By Glenn Kessler
Washington Post Staff Writer
Wednesday, September 28, 2005
JIDDAH, Saudi Arabia, Sept. 27 -- Undersecretary of State Karen Hughes questioned Tuesday the Saudi ban on driving by women, telling a crowd of several hundred Saudi women, covered head to toe in black clothing, that it had negatively shaped the image of Saudi society in the United States.
"We in America take our freedoms very seriously," Hughes said. "I believe women should be free and equal participants in society. I feel that as an American woman that my ability to drive is an important part of my freedom."
Women in the audience applauded after she also mentioned that they should have a greater voice in the Saudi political system, including eventually receiving the right to vote.
Hughes hastened to add that Saudi society must change at its own pace and according to its own traditions, but she went significantly further in her statement than Secretary of State Condoleezza Rice did on a visit three months ago. Rice pressed for greater political freedoms for women but dismissed the subject of driving as "just a line that I have not wanted to cross."
Asked about the contrast between her comments and Rice's, Hughes said her remarks were part of a U.S. policy of "slowly advancing ideas" with the Saudis. "My job is to raise issues in, I hope, a respectful way, to help other countries understand concerns Americans have," she said.
Newly appointed to run public diplomacy efforts for the Bush administration, Hughes was on a week-long tour of the Middle East to improve the image of the United States, but the tables were turned Tuesday in meetings with Saudi students, journalists and officials.

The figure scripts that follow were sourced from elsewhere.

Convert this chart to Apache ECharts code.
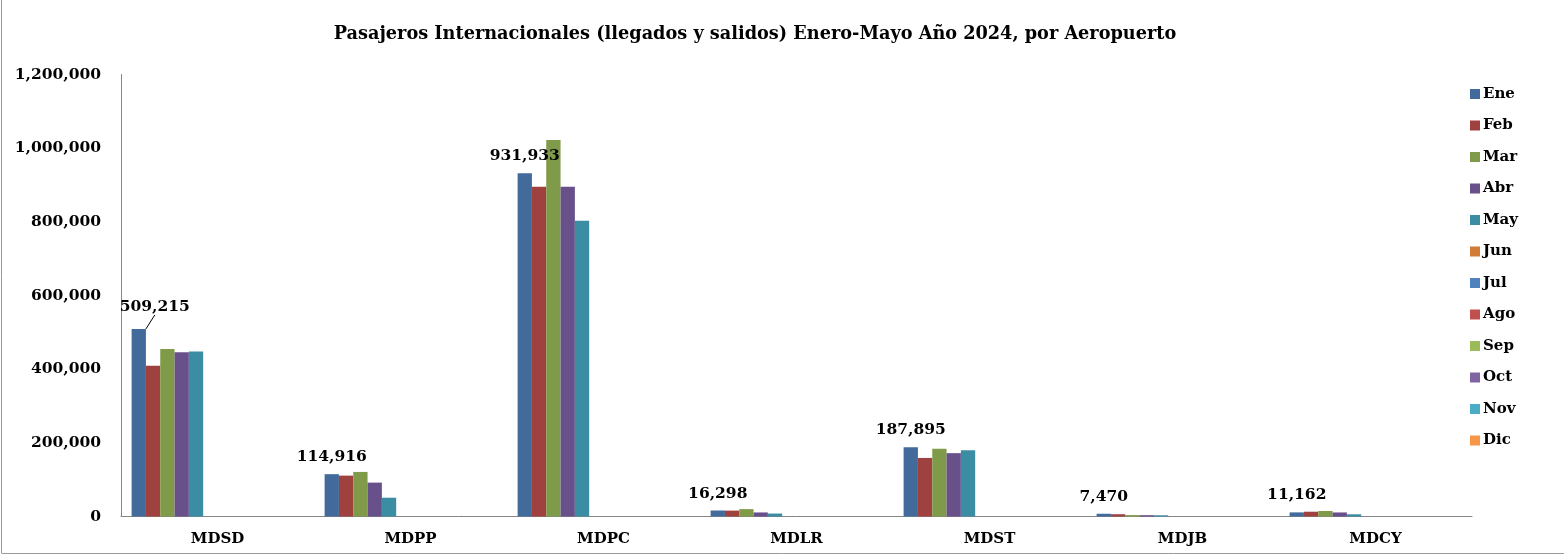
<!DOCTYPE html>
<html>
<head>
<meta charset="utf-8">
<script src="https://cdn.jsdelivr.net/npm/echarts@6/dist/echarts.min.js"></script>
<style>
html,body{margin:0;padding:0;background:#fff;}
#c{width:1564px;height:557px;}
</style>
</head>
<body>
<div id="c"></div>
<script>
const categories = ['MDSD','MDPP','MDPC','MDLR','MDST','MDJB','MDCY'];
const months = ['Ene','Feb','Mar','Abr','May','Jun','Jul','Ago','Sep','Oct','Nov','Dic'];
const ene = [509215, 114916, 931933, 16298, 187895, 7470, 11162];
const feb = [409000, 111000, 895000, 16000, 159000, 6200, 13000];
const mar = [455000, 121000, 1022000, 20000, 184000, 3800, 15000];
const abr = [446000, 92000, 895000, 11000, 172000, 3600, 11000];
const may = [448000, 51000, 803000, 8000, 180000, 3300, 6000];
const emptySeries = [null, null, null, null, null, null, null];
const yTicks = [0, 200000, 400000, 600000, 800000, 1000000, 1200000];
const colors = ['#426B9C','#9F413E','#7F9A48','#68508A','#3B8DA3','#D07B37','#4F81BD','#C0504D','#9BBB59','#8064A2','#4BACC6','#F79646'];

const FONT = 'DejaVu Serif';
const seriesData = [ene, feb, mar, abr, may];

const series = months.map((m, i) => {
  let data = i < seriesData.length ? seriesData[i] : emptySeries;
  const s = {
    name: m,
    type: 'bar',
    data: data,
    itemStyle: {color: colors[i]},
    barGap: '0%',
    barCategoryGap: '11%'
  };
  if (i === 0) {
    s.data = data.map((v, k) => k === 0 ? {value: v, labelLine: {show: true}} : {value: v, labelLine: {show: false}});
    s.label = {
      show: true, position: 'top', distance: 9,
      formatter: p => p.value.toLocaleString('en-US'),
      fontFamily: FONT, fontWeight: 'bold', fontSize: 15.5, color: '#000'
    };
    s.labelLayout = function (p) {
      if (p.dataIndex === 0) return {dx: 16, dy: -5};
      return {};
    };
    s.labelLine = {show: false, lineStyle: {color: '#000', width: 1}};
  }
  return s;
});

const chart = echarts.init(document.getElementById('c'));
chart.setOption({
  animation: false,
  backgroundColor: '#fff',
  color: colors,
  title: {
    text: 'Pasajeros Internacionales (llegados y salidos) Enero-Mayo Año 2024, por Aeropuerto',
    left: 750, top: 20, textAlign: 'center',
    textStyle: {fontFamily: FONT, fontWeight: 'bold', fontSize: 17.7, color: '#000'}
  },
  legend: {
    orient: 'vertical', left: 1465, top: 81,
    itemWidth: 10, itemHeight: 10, itemGap: 15.5,
    icon: 'rect',
    textStyle: {fontFamily: FONT, fontWeight: 'bold', fontSize: 15, color: '#000', lineHeight: 16, padding: [0,0,0,-2]},
    data: months
  },
  grid: {left: 121, right: 92, top: 74.5, bottom: 40.5, containLabel: false},
  xAxis: {
    type: 'category', data: categories,
    axisLine: {lineStyle: {color: '#868686', width: 1}},
    axisTick: {show: false},
    axisLabel: {fontFamily: FONT, fontWeight: 'bold', fontSize: 15, color: '#000', margin: 15}
  },
  yAxis: {
    type: 'value', min: yTicks[0], max: yTicks[yTicks.length-1], interval: 200000,
    axisLine: {show: true, lineStyle: {color: '#868686', width: 1}},
    axisTick: {show: false},
    splitLine: {show: false},
    axisLabel: {fontFamily: FONT, fontWeight: 'bold', fontSize: 15.5, color: '#000', margin: 20,
      formatter: v => v.toLocaleString('en-US')}
  },
  graphic: [
    {type: 'line', shape: {x1: 1.5, y1: 0, x2: 1.5, y2: 553}, style: {stroke: '#9a9a9a', lineWidth: 1}},
    {type: 'line', shape: {x1: 1.5, y1: 553.5, x2: 1564, y2: 553.5}, style: {stroke: '#9a9a9a', lineWidth: 1}}
  ],
  series: series
});
</script>
</body>
</html>
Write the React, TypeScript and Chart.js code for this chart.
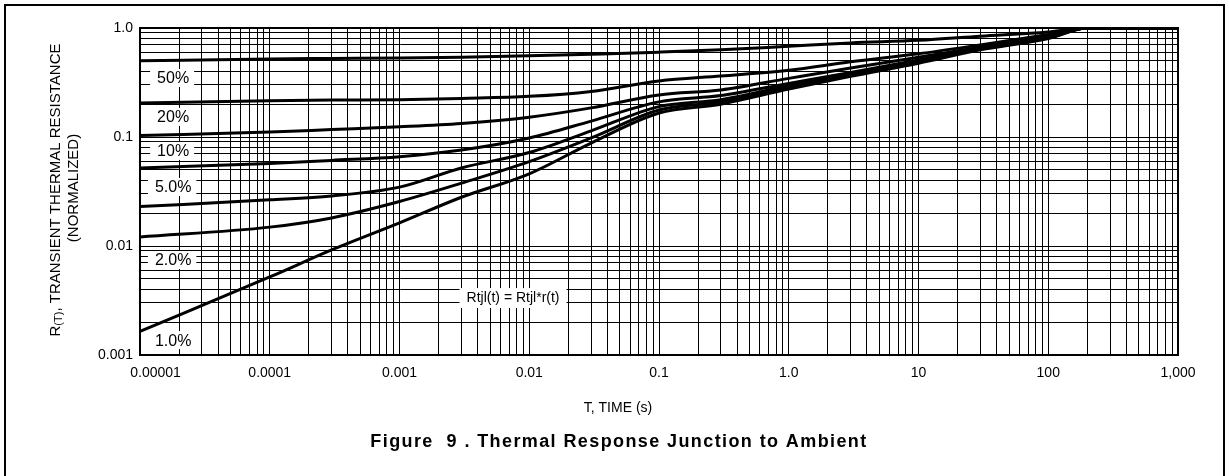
import React, { useEffect, useRef } from 'react';
import { Chart, registerables } from 'chart.js';

Chart.register(...registerables);

// Time axis samples (seconds)
const timeS = [1e-5, 1e-4, 3e-4, 1e-3, 3e-3, 1e-2, 3e-2, 0.1, 0.3, 1, 3, 10, 30, 100, 200, 1000];

// Normalized transient thermal resistance r(t)
const duty50 = [0.50, 0.52, 0.525, 0.53, 0.54, 0.555, 0.575, 0.60, 0.63, 0.68, 0.73, 0.77, 0.84, 0.92, 1.0, 1.0];
const duty20 = [0.205, 0.215, 0.218, 0.22, 0.226, 0.236, 0.262, 0.327, 0.363, 0.41, 0.49, 0.58, 0.70, 0.87, 1.0, 1.0];
const duty10 = [0.103, 0.111, 0.117, 0.124, 0.133, 0.152, 0.185, 0.243, 0.27, 0.345, 0.43, 0.54, 0.67, 0.85, 1.0, 1.0];
const duty5 = [0.052, 0.057, 0.061, 0.066, 0.076, 0.098, 0.14, 0.21, 0.24, 0.31, 0.39, 0.51, 0.66, 0.83, 1.0, 1.0];
const duty2 = [0.023, 0.0265, 0.0288, 0.0347, 0.052, 0.072, 0.114, 0.19, 0.22, 0.295, 0.375, 0.50, 0.65, 0.82, 1.0, 1.0];
const duty1 = [0.0121, 0.0149, 0.0181, 0.0256, 0.0377, 0.0594, 0.098, 0.177, 0.21, 0.285, 0.37, 0.49, 0.64, 0.81, 1.0, 1.0];
const singlePulse = [0.00165, 0.0052, 0.0092, 0.0163, 0.028, 0.046, 0.088, 0.166, 0.2, 0.275, 0.36, 0.475, 0.63, 0.80, 1.0, 1.0];

const seriesNames = ['50%', '20%', '10%', '5%', '2%', '1%', 'Single Pulse'];
const seriesValues = [duty50, duty20, duty10, duty5, duty2, duty1, singlePulse];

// Curve labels drawn inside the plot (data coordinates)
const curveLabelText = ['50%', '20%', '10%', '5.0%', '2.0%', '1.0%'];
const curveLabelX = 1.8e-5;
const curveLabelY = [0.348, 0.153, 0.0745, 0.0348, 0.00744, 0.00137];
const formulaText = 'Rtjl(t) = Rtjl*r(t)';
const formulaX = 0.0075;
const formulaY = 0.00333;

// Axis tick labels (decades)
const xDecades = [1e-5, 1e-4, 1e-3, 1e-2, 0.1, 1, 10, 100, 1000];
const xDecadeLabels = ['0.00001', '0.0001', '0.001', '0.01', '0.1', '1.0', '10', '100', '1,000'];
const yDecades = [0.001, 0.01, 0.1, 1];
const yDecadeLabels = ['0.001', '0.01', '0.1', '1.0'];

const xTitle = 'T, TIME (s)';
const yTitleMain = 'R';
const yTitleSub = '(T)';
const yTitleRest = ', TRANSIENT THERMAL RESISTANCE';
const yTitle2 = '(NORMALIZED)';
const caption = 'Figure  9 . Thermal Response Junction to Ambient';

const FONT = '"Liberation Sans", Arial, Helvetica, sans-serif';

function logGridTicks(minExp: number, maxExp: number): number[] {
  const out: number[] = [];
  for (let e = minExp; e < maxExp; e++) {
    for (let m = 1; m <= 9; m++) out.push(Number((m * Math.pow(10, e)).toPrecision(6)));
  }
  out.push(Number(Math.pow(10, maxExp).toPrecision(6)));
  return out;
}

function decadeLabel(v: number, decades: number[], labels: string[]): string {
  for (let i = 0; i < decades.length; i++) {
    if (Math.abs(v - decades[i]) / decades[i] < 1e-6) return labels[i];
  }
  return '';
}

const annotationPlugin = {
  id: 'figureDecor',
  afterDatasetsDraw(chart: any) {
    const ctx = chart.ctx as CanvasRenderingContext2D;
    const xs = chart.scales.x;
    const ys = chart.scales.y;
    ctx.save();
    ctx.textBaseline = 'middle';
    ctx.textAlign = 'center';
    ctx.fillStyle = '#000';
    // curve labels with white boxes
    ctx.font = `16px ${FONT}`;
    curveLabelText.forEach((t, i) => {
      const px = xs.getPixelForValue(curveLabelX);
      const py = ys.getPixelForValue(curveLabelY[i]);
      const w = ctx.measureText(t).width;
      ctx.fillStyle = '#fff';
      ctx.fillRect(px - w / 2 - 7, py - 9, w + 12, 18);
      ctx.fillStyle = '#000';
      ctx.fillText(t, px, py + 1);
    });
    ctx.font = `14px ${FONT}`;
    {
      const px = xs.getPixelForValue(formulaX);
      const py = ys.getPixelForValue(formulaY);
      const w = ctx.measureText(formulaText).width;
      ctx.fillStyle = '#fff';
      ctx.fillRect(px - w / 2 - 7, py - 10, w + 14, 20);
      ctx.fillStyle = '#000';
      ctx.fillText(formulaText, px, py);
    }
    // plot frame
    const a = chart.chartArea;
    ctx.strokeStyle = '#000';
    ctx.lineWidth = 2;
    ctx.strokeRect(a.left, a.top, a.right - a.left, a.bottom - a.top);
    ctx.restore();
  },
  afterDraw(chart: any) {
    const ctx = chart.ctx as CanvasRenderingContext2D;
    ctx.save();
    ctx.fillStyle = '#000';
    ctx.strokeStyle = '#000';
    // page frame
    ctx.lineWidth = 2;
    ctx.beginPath();
    ctx.moveTo(5, 476);
    ctx.lineTo(5, 5);
    ctx.lineTo(1224, 5);
    ctx.lineTo(1224, 476);
    ctx.stroke();

    ctx.textBaseline = 'middle';
    ctx.textAlign = 'center';
    // x title
    ctx.font = `14px ${FONT}`;
    ctx.fillText(xTitle, 618, 408);
    // caption
    ctx.font = `bold 18px ${FONT}`;
    (ctx as any).letterSpacing = '1.4px';
    ctx.fillText(caption, 619, 442);
    (ctx as any).letterSpacing = '0px';

    // y title (rotated)
    ctx.save();
    ctx.translate(56, 190);
    ctx.rotate(-Math.PI / 2);
    ctx.textAlign = 'left';
    ctx.font = `15px ${FONT}`;
    const w1 = ctx.measureText(yTitleMain).width;
    const w3 = ctx.measureText(yTitleRest).width;
    ctx.font = `11px ${FONT}`;
    const w2 = ctx.measureText(yTitleSub).width;
    let x0 = -(w1 + w2 + w3) / 2;
    ctx.font = `15px ${FONT}`;
    ctx.fillText(yTitleMain, x0, 0);
    x0 += w1;
    ctx.font = `11px ${FONT}`;
    ctx.fillText(yTitleSub, x0, 3);
    x0 += w2;
    ctx.font = `15px ${FONT}`;
    ctx.fillText(yTitleRest, x0, 0);
    ctx.restore();

    ctx.save();
    ctx.translate(74, 188);
    ctx.rotate(-Math.PI / 2);
    ctx.font = `15px ${FONT}`;
    ctx.textAlign = 'center';
    ctx.fillText(yTitle2, 0, 0);
    ctx.restore();

    ctx.restore();
  },
};

export default function App() {
  const canvasRef = useRef<HTMLCanvasElement | null>(null);

  useEffect(() => {
    document.body.style.margin = '0';
    document.body.style.background = '#fff';
    const canvas = canvasRef.current;
    if (!canvas) return;
    const xTicks = logGridTicks(-5, 3);
    const yTicks = logGridTicks(-3, 0);

    const chart = new Chart(canvas, {
      type: 'line',
      data: {
        datasets: seriesValues.map((vals, i) => ({
          label: seriesNames[i],
          data: timeS.map((t, j) => ({ x: t, y: vals[j] })),
          borderColor: '#000',
          backgroundColor: '#000',
          borderWidth: 3,
          pointRadius: 0,
          fill: false,
          cubicInterpolationMode: 'monotone' as const,
        })),
      },
      options: {
        responsive: false,
        animation: false,
        devicePixelRatio: 1,
        layout: { padding: { left: 0, top: 28, right: 51, bottom: 0 } },
        plugins: { legend: { display: false }, tooltip: { enabled: false } },
        scales: {
          x: {
            type: 'logarithmic',
            min: 1e-5,
            max: 1000,
            afterBuildTicks: (s: any) => {
              s.ticks = xTicks.map((v) => ({ value: v }));
            },
            afterFit: (s: any) => {
              s.height = 121;
            },
            grid: { color: '#000', lineWidth: 1, drawTicks: false },
            border: { display: true, color: '#000', width: 2 },
            ticks: {
              autoSkip: false,
              maxRotation: 0,
              minRotation: 0,
              padding: 10,
              color: '#000',
              font: { family: FONT, size: 14 },
              callback: (v: any) => {
                const l = decadeLabel(Number(v), xDecades, xDecadeLabels);
                return l === xDecadeLabels[0] ? '        ' + l : l;
              },
            },
          },
          y: {
            type: 'logarithmic',
            min: 0.001,
            max: 1,
            afterBuildTicks: (s: any) => {
              s.ticks = yTicks.map((v) => ({ value: v }));
            },
            afterFit: (s: any) => {
              s.width = 140;
            },
            grid: { color: '#000', lineWidth: 1, drawTicks: false },
            border: { display: true, color: '#000', width: 2 },
            ticks: {
              autoSkip: false,
              padding: 7,
              color: '#000',
              font: { family: FONT, size: 14 },
              callback: (v: any) => decadeLabel(Number(v), yDecades, yDecadeLabels),
            },
          },
        },
      },
      plugins: [annotationPlugin],
    } as any);

    return () => chart.destroy();
  }, []);

  return (
    <div style={{ width: 1229, height: 476, background: '#fff' }}>
      <canvas ref={canvasRef} width={1229} height={476} style={{ display: 'block' }} />
    </div>
  );
}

During a meeting with top Saudi editors, Hughes pointedly noted that the United States was concerned that inflammatory literature intolerant of other religions and traced to the Saudi government had been found in American mosques. Hughes pressed the government to help "find room to respect people of different faiths and different faith traditions."
Hughes added that Americans were upset that Muslim clerics did not immediately condemn the Sept. 11, 2001, attacks in the United States. She urged Saudis "to speak out and be very vocal" when "you have someone committing these acts in the name of your faith."
Freedom House, which monitors civil and political rights around the world, reported this year that it had collected from more than a dozen mosques in the United States about 200 original documents that condemn democracy as anti-Islamic and assert that Muslims are religiously required to hate Christians and Jews.
U.S. Ambassador James C. Oberwetter said that he had raised the issue privately with Saudi officials but that Hughes was the first U.S. official to express concern about the literature in a public forum in the kingdom.
Khaled Maeena, editor in chief of the daily Arab News, said it was "quite a big deal" that Hughes spoke about the pamphlets, which he said were the work of a "small band of intolerant, bigoted people who have hijacked a religion and are getting away with it."
Many people who spoke with Hughes focused on Saudi Arabia's poor image in the United States, complaining especially about news media coverage that they said portrayed Saudi men as terrorists and Saudi women as abused and unhappy. Hughes raised the subject of driving in response to such a comment during the meeting with women at the private college of Dar al-Hekma. Hughes said later that the questions at the school "opened the door" for her to broach sensitive subjects in the U.S.-Saudi relationship. "It is important for them to understand that for many American women, driving is a symbol. We can't imagine not being able to drive ourselves to work," she told reporters traveling with her.
Women interviewed at the college said they were pleased that Hughes had raised the issue, but they appeared divided on the ban itself.
Fouzia Pasham, a gynecologist, defended the ban, saying women who drive in other countries have to keep "a good smiling face" as they are forced to shuttle around town picking up their children and running errands.
But a mother of four, who would give her name only as Tulien, said she had secretly learned to drive in the desert and was frustrated by the ban, even though she could afford two drivers. "We are very happy and satisfied, but we would be happier and more satisfied if we could drive," she said.